Goal — Print the lines from the one that contains "Output the LaTeX" to the one that contains "(south) -- (north);", inclusive, exactly as they appear, and please drop any pictures.

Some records
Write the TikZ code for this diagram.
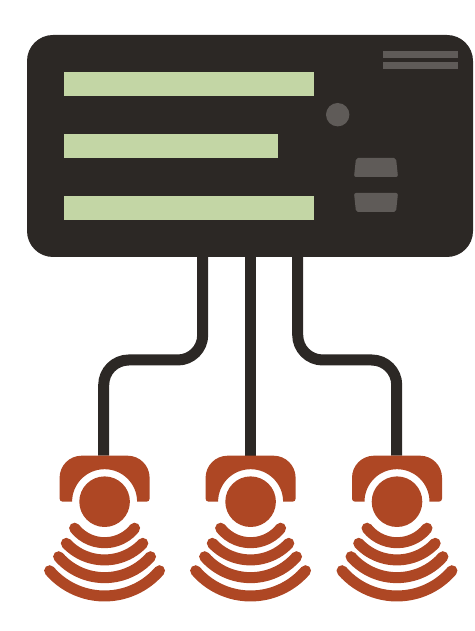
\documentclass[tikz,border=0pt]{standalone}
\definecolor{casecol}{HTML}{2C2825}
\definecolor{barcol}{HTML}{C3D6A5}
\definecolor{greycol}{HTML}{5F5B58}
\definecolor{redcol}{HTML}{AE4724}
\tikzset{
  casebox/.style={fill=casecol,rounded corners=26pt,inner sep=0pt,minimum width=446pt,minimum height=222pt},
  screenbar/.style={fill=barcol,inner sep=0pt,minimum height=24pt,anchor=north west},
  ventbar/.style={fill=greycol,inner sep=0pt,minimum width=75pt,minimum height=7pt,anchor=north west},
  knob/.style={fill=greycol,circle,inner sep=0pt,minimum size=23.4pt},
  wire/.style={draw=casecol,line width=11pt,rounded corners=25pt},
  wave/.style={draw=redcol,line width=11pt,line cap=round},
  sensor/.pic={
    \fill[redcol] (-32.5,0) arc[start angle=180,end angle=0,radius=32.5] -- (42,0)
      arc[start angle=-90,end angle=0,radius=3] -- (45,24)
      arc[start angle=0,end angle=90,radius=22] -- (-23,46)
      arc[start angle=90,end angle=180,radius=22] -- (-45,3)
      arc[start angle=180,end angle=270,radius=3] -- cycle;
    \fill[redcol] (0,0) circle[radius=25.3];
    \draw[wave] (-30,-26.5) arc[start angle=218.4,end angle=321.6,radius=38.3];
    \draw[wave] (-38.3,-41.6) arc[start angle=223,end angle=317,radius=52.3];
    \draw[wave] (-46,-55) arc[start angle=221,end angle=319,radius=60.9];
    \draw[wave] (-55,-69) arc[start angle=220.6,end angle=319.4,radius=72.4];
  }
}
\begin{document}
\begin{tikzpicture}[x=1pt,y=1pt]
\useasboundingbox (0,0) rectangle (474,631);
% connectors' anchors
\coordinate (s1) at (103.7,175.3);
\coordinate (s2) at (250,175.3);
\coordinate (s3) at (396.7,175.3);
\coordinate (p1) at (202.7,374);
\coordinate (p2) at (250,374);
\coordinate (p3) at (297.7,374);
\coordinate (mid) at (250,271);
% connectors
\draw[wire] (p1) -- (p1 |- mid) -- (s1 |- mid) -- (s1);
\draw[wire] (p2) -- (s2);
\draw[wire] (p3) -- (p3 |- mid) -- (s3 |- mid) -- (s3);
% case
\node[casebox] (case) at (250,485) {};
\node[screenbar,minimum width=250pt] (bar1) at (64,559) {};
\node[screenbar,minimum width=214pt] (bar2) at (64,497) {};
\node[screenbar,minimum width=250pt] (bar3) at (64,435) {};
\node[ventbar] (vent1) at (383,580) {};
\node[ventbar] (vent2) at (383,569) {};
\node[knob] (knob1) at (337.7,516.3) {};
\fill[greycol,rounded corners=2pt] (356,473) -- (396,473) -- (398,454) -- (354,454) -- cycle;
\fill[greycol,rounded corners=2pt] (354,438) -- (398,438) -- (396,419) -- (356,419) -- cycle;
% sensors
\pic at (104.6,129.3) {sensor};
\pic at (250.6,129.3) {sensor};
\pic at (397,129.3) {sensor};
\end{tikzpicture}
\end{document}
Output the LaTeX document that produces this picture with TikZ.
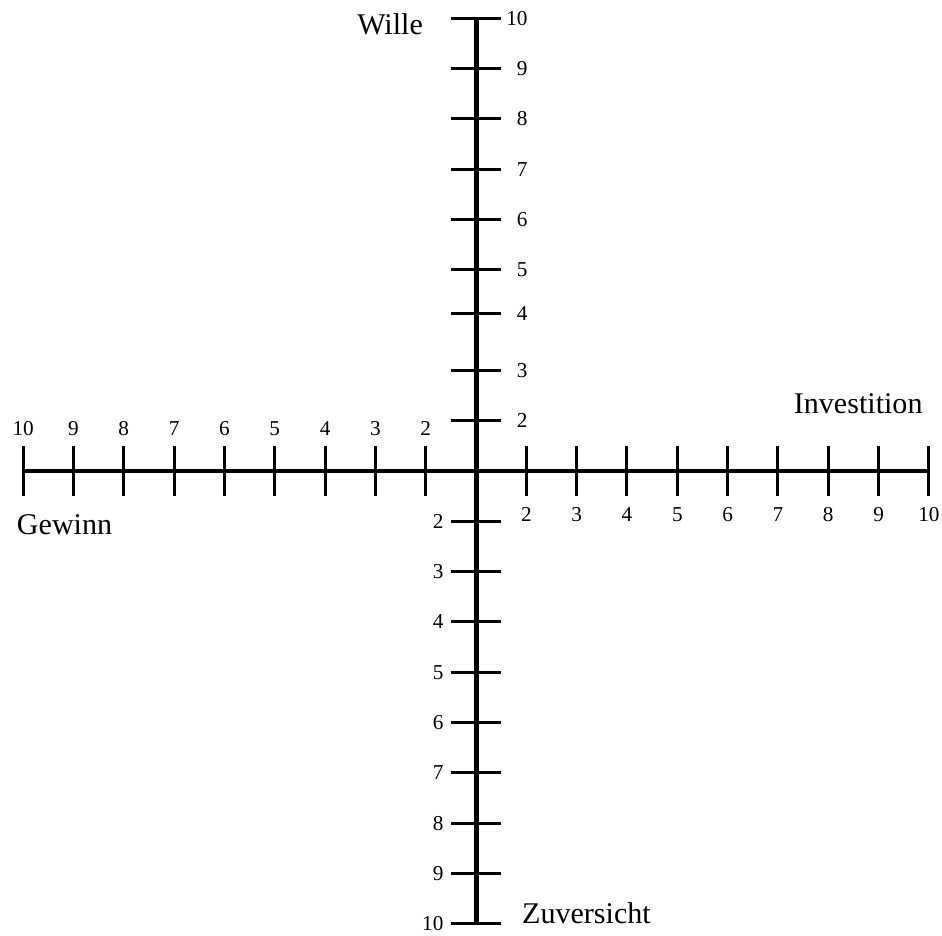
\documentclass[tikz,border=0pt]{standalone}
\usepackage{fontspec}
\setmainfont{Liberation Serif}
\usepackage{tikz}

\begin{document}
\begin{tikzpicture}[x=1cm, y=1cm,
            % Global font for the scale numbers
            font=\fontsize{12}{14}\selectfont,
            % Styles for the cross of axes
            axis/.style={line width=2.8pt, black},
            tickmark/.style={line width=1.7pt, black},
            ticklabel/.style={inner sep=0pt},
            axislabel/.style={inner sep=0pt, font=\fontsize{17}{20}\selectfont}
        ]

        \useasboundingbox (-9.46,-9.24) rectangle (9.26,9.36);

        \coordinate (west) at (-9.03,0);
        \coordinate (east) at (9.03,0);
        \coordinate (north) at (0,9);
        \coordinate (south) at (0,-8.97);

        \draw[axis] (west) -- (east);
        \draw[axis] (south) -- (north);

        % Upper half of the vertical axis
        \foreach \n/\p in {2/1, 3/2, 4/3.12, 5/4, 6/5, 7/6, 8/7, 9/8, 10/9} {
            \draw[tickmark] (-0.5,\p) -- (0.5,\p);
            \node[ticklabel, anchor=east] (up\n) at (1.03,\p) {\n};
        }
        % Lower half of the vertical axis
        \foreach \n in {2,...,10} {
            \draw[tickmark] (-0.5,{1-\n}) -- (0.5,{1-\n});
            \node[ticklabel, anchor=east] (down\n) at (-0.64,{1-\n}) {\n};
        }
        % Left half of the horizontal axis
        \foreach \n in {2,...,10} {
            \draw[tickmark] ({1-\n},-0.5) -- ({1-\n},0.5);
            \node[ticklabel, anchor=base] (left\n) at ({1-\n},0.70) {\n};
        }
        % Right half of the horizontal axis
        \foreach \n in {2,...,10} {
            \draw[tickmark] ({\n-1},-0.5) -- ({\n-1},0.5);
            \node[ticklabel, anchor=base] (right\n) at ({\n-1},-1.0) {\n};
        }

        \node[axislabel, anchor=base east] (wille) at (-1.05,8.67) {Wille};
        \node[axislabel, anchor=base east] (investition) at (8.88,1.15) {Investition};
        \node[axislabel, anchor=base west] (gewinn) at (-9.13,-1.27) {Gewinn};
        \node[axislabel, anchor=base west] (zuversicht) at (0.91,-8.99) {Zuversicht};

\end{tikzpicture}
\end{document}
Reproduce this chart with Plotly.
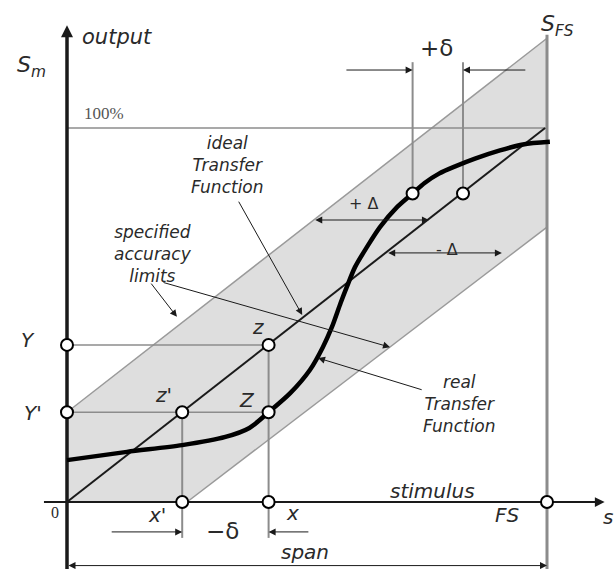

Expected output —
Output the LaTeX document that produces this picture with TikZ.
\documentclass[tikz,border=0pt]{standalone}
\usepackage{fontspec}
\setmainfont{Liberation Serif}
\usepackage{tikz}

\begin{document}
\begin{tikzpicture}[x=1cm, y=1cm,
            % Global font for the scale numbers
            font=\fontsize{12}{14}\selectfont,
            % Styles for the cross of axes
            axis/.style={line width=2.8pt, black},
            tickmark/.style={line width=1.7pt, black},
            ticklabel/.style={inner sep=0pt},
            axislabel/.style={inner sep=0pt, font=\fontsize{17}{20}\selectfont}
        ]

        \useasboundingbox (-9.46,-9.24) rectangle (9.26,9.36);

        \coordinate (west) at (-9.03,0);
        \coordinate (east) at (9.03,0);
        \coordinate (north) at (0,9);
        \coordinate (south) at (0,-8.97);

        \draw[axis] (west) -- (east);
        \draw[axis] (south) -- (north);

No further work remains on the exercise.